-- begin RECORDED DATA --

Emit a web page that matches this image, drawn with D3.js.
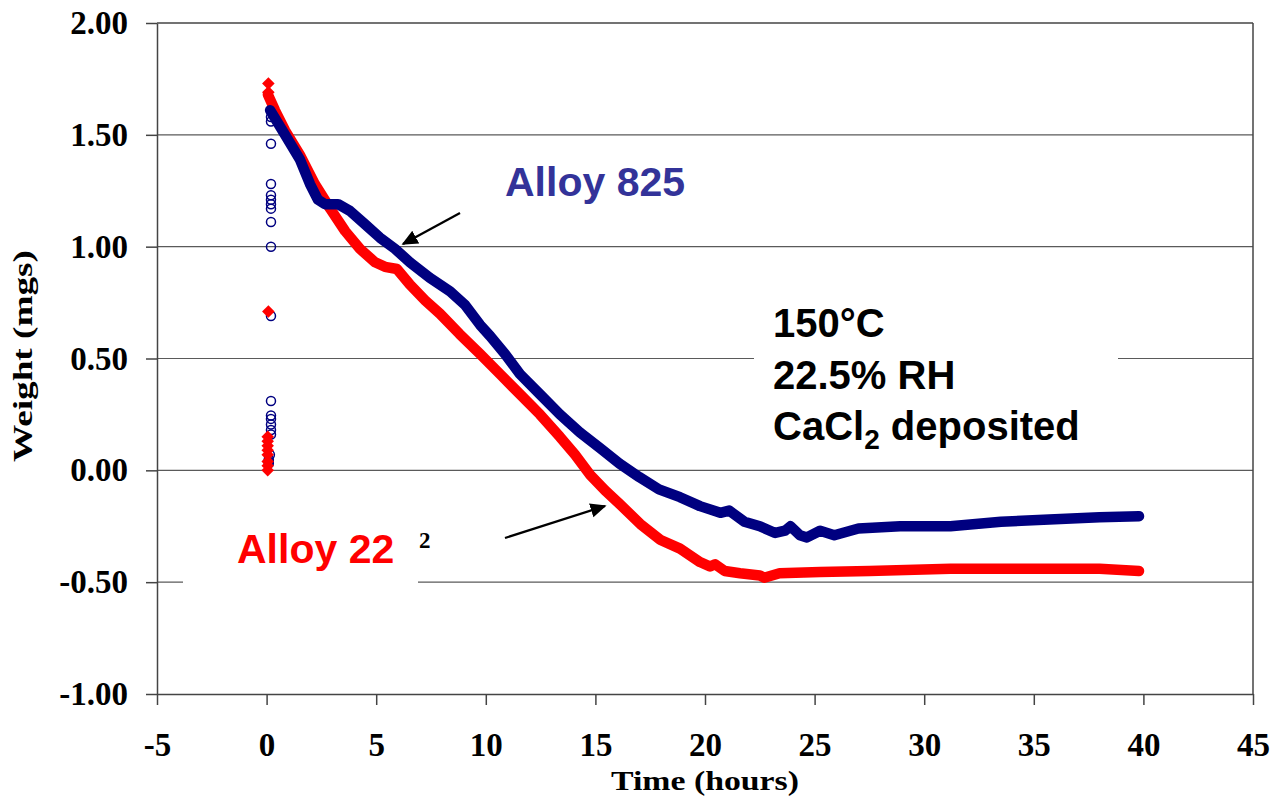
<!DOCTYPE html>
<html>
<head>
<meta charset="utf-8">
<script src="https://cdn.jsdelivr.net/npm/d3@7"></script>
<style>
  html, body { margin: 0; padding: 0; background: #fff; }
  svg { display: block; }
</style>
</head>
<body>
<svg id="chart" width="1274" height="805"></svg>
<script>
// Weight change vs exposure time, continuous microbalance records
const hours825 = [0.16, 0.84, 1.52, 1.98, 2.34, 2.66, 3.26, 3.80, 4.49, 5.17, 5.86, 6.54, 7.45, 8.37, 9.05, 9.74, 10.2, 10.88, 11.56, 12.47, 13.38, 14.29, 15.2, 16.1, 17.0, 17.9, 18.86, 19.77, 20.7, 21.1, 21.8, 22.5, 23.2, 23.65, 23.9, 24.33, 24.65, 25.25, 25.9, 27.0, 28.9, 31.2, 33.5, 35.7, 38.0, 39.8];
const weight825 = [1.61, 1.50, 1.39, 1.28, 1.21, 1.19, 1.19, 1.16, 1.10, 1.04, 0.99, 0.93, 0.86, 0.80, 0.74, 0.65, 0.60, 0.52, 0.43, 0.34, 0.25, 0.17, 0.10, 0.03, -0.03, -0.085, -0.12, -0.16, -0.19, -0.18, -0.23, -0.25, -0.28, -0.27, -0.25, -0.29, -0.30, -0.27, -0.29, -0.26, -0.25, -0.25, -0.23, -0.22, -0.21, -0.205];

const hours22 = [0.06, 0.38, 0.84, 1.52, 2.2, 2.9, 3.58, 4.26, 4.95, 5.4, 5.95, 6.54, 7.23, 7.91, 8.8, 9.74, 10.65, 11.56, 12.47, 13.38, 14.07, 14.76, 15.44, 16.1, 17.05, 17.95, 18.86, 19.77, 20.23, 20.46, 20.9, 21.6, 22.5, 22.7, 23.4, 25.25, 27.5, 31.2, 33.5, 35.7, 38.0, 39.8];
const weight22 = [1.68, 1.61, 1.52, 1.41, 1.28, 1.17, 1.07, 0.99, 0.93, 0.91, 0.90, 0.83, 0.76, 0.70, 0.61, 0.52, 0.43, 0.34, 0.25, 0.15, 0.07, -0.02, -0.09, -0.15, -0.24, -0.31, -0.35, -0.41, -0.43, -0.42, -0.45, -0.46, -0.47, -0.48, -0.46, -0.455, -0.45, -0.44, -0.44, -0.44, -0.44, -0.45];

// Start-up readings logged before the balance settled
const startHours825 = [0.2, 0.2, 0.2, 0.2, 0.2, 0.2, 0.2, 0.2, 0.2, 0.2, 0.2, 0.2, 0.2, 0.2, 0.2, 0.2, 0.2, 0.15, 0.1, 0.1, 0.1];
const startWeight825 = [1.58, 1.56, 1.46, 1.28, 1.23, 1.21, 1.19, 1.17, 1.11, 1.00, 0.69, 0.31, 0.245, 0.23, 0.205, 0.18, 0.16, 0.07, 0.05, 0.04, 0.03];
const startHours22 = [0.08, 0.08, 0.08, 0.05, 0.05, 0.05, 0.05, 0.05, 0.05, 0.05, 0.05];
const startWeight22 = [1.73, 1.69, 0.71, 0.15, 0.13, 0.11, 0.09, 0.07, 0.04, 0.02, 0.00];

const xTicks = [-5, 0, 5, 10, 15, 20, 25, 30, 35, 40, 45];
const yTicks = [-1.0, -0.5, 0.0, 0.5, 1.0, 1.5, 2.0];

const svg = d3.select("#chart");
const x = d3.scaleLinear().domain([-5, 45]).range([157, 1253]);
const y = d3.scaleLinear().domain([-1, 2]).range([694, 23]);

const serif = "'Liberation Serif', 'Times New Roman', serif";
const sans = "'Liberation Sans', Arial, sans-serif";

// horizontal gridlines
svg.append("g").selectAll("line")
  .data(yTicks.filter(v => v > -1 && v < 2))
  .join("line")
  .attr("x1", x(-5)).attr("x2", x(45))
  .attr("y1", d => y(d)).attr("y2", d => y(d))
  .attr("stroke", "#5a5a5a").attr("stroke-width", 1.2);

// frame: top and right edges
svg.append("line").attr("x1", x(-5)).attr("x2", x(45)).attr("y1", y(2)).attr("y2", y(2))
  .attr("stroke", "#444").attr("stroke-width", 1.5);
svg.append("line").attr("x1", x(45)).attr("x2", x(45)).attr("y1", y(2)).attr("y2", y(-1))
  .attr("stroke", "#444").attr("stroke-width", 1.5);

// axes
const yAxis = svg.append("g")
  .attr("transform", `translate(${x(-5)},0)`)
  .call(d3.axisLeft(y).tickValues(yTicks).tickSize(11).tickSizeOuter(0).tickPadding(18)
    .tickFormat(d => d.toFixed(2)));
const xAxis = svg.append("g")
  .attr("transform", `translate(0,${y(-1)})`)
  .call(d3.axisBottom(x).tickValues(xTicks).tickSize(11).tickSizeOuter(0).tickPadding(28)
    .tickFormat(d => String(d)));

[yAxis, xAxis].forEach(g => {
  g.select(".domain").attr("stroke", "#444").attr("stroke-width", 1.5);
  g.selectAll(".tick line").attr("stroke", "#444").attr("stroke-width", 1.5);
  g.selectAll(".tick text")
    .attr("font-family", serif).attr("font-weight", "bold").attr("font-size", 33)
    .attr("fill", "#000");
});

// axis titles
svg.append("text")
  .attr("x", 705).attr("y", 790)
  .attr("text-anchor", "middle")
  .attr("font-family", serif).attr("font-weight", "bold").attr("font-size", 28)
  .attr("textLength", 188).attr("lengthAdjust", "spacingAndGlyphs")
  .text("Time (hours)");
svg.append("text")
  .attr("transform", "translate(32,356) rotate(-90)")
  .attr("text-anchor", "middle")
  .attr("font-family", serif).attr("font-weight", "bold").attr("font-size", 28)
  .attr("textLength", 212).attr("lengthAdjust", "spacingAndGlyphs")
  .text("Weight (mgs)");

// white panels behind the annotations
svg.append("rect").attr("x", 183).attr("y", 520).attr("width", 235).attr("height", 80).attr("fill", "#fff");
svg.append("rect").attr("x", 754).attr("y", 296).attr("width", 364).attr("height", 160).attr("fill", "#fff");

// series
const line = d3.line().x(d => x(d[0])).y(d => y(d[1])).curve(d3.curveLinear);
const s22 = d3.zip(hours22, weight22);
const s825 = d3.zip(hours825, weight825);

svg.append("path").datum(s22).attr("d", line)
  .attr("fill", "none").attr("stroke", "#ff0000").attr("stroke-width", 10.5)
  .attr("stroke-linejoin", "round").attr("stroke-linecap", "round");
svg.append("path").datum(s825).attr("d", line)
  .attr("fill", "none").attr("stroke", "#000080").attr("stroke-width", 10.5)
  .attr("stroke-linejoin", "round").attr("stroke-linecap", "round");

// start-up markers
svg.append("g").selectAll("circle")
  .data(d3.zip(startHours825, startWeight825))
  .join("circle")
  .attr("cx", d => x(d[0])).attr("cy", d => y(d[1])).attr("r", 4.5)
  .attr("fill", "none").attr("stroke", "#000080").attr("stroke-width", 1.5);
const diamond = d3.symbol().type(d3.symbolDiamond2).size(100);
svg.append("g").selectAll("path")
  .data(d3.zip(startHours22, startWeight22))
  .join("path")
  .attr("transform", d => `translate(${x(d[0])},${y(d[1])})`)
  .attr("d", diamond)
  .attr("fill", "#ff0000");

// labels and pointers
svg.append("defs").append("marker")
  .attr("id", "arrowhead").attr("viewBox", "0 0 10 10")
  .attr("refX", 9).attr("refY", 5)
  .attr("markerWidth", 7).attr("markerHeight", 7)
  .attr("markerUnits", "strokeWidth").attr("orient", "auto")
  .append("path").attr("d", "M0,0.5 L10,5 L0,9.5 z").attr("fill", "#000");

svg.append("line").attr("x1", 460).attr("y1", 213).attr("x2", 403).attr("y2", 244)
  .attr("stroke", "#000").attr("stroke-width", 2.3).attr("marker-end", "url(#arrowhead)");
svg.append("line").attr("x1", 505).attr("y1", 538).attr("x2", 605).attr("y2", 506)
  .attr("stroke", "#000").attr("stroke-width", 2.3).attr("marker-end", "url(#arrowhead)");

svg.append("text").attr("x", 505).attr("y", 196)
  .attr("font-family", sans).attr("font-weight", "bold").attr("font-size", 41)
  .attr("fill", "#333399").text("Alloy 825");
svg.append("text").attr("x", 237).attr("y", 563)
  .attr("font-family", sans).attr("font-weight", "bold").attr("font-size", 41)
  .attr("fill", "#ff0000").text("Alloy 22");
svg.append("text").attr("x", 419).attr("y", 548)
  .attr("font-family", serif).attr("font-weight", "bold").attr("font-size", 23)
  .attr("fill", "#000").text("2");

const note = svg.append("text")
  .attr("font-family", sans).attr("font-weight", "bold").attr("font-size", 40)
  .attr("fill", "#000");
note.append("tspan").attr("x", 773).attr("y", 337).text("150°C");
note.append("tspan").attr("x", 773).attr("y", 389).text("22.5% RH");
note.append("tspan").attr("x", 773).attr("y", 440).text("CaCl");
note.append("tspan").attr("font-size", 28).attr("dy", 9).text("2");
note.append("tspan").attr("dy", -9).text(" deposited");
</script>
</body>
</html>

-- end RECORDED DATA --

Could the lines from the top of the material through the line with "-0.44, -0.44, -0.45];" be repeated exactly, pictures left out?

Emit a web page that matches this image, drawn with D3.js.
<!DOCTYPE html>
<html>
<head>
<meta charset="utf-8">
<script src="https://cdn.jsdelivr.net/npm/d3@7"></script>
<style>
  html, body { margin: 0; padding: 0; background: #fff; }
  svg { display: block; }
</style>
</head>
<body>
<svg id="chart" width="1274" height="805"></svg>
<script>
// Weight change vs exposure time, continuous microbalance records
const hours825 = [0.16, 0.84, 1.52, 1.98, 2.34, 2.66, 3.26, 3.80, 4.49, 5.17, 5.86, 6.54, 7.45, 8.37, 9.05, 9.74, 10.2, 10.88, 11.56, 12.47, 13.38, 14.29, 15.2, 16.1, 17.0, 17.9, 18.86, 19.77, 20.7, 21.1, 21.8, 22.5, 23.2, 23.65, 23.9, 24.33, 24.65, 25.25, 25.9, 27.0, 28.9, 31.2, 33.5, 35.7, 38.0, 39.8];
const weight825 = [1.61, 1.50, 1.39, 1.28, 1.21, 1.19, 1.19, 1.16, 1.10, 1.04, 0.99, 0.93, 0.86, 0.80, 0.74, 0.65, 0.60, 0.52, 0.43, 0.34, 0.25, 0.17, 0.10, 0.03, -0.03, -0.085, -0.12, -0.16, -0.19, -0.18, -0.23, -0.25, -0.28, -0.27, -0.25, -0.29, -0.30, -0.27, -0.29, -0.26, -0.25, -0.25, -0.23, -0.22, -0.21, -0.205];

const hours22 = [0.06, 0.38, 0.84, 1.52, 2.2, 2.9, 3.58, 4.26, 4.95, 5.4, 5.95, 6.54, 7.23, 7.91, 8.8, 9.74, 10.65, 11.56, 12.47, 13.38, 14.07, 14.76, 15.44, 16.1, 17.05, 17.95, 18.86, 19.77, 20.23, 20.46, 20.9, 21.6, 22.5, 22.7, 23.4, 25.25, 27.5, 31.2, 33.5, 35.7, 38.0, 39.8];
const weight22 = [1.68, 1.61, 1.52, 1.41, 1.28, 1.17, 1.07, 0.99, 0.93, 0.91, 0.90, 0.83, 0.76, 0.70, 0.61, 0.52, 0.43, 0.34, 0.25, 0.15, 0.07, -0.02, -0.09, -0.15, -0.24, -0.31, -0.35, -0.41, -0.43, -0.42, -0.45, -0.46, -0.47, -0.48, -0.46, -0.455, -0.45, -0.44, -0.44, -0.44, -0.44, -0.45];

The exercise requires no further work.